Like the author of Job, the writer of Ecclesiastes notes that reality doesn’t corroborate the prevailing theology of an active and involved God who rewards good people and punishes bad people. He wants to believe that “God will bring into judgment both the righteous and the wicked,  for there will be a time for every activity, a time to judge every deed.” but he doesn’t see that happening in real life. He’s not sure what, if anything, happens in the afterlife. All go to the same place; all come from dust, and to dust all return. Who knows if the human spirit rises upward and if the spirit of the animal goes down into the earth?” and  “All share a common destiny—the righteous and the wicked, the good and the bad, the clean and the unclean, those who offer sacrifices and those who do not.”

Koholeth  apparently enjoys a long enough life and sufficient financial resources to attempt many different ways of finding meaning in life: a hedonistic lifestyle involving alcohol and sex, wealth acquisition, creative expression, scholarly pursuits, public service.
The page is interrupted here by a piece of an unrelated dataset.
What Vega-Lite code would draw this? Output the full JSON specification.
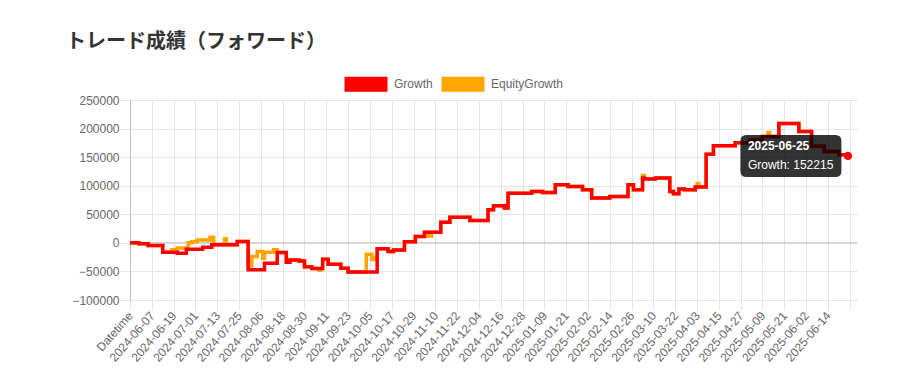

He concludes that none of his efforts are especially meaningful, lasting, or worthwhile (“meaningless as chasing the wind”) Trying to make sense out of a senseless world is depressing in itself. “Of making many books there is no end, and much study wearies the body.”  He advocates for a moderate lifestyleDo not be overrighteous, neither be overwise— why destroy yourself? Do not be overwicked, and do not be a fool— why die before your time? It is good to grasp the one and not let go of the other. Whoever fears God will avoid all extremes.”  He thinks that people should try to enjoy their work, even if it is exhausting and has no lasting value, and their relationships while they can.“Go, eat your food with gladness, and drink your wine with a joyful heart, for God has already approved what you do.  Always be clothed in white, and always anoint your head with oil. Enjoy life with your wife, whom you love, all the days of this meaningless life that God has given you under the sun—all your meaningless days. For this is your lot in life and in your toilsome labor under the sun. Whatever your hand finds to do, do it with all your might, for in the realm of the dead, where you are going, there is neither working nor planning nor knowledge nor wisdom. “

So why is Ecclesiastes included in our sacred scripture, and what can we learn from Koholeth? I’ve heard many suggestions over the years. One traditional explanation is that Solomon wrote it toward the end of his life, after he had been led astray from God by his many wives and alliances with pagan kingdoms. However, that theory has never been particularly satisfying to me, especially since I agree with the evidence placing the book’s origins in the post-exilic period. Rather, I think it is exactly what it appears to be: a cry of existential angst by someone who wants to believe, but can’t.

I’m glad that there is a place for Ecclesiastes in the Bible, because it says to me that there is a place for the doubters, the questioners, and the dreamers who want the world to make sense, yet believe that it doesn’t. I know plenty of people like that today, which confirms Koholeth’s observation that  “There is nothing new under the sun.” People like that remind me of the story in the gospel of Mark where a father seeking a cure for his epileptic son, grasping at what is probably his last straw, goes to Jesus. Jesus asks the father if he believes Jesus can help, and in complete and unadorned truthfulness, the father cries out “I believe: help my unbelief!”

Ecclesiastes shows that the traditional theology of the people of God as expressed in Mosaic law has reached its limits. It doesn’t work the way it was thought to work, and Koholeth knows that. And if we’re honest, so do we. Ecclesiastes, like John the Baptist, prepares the way for the One who is to come. And that’s really good news to me.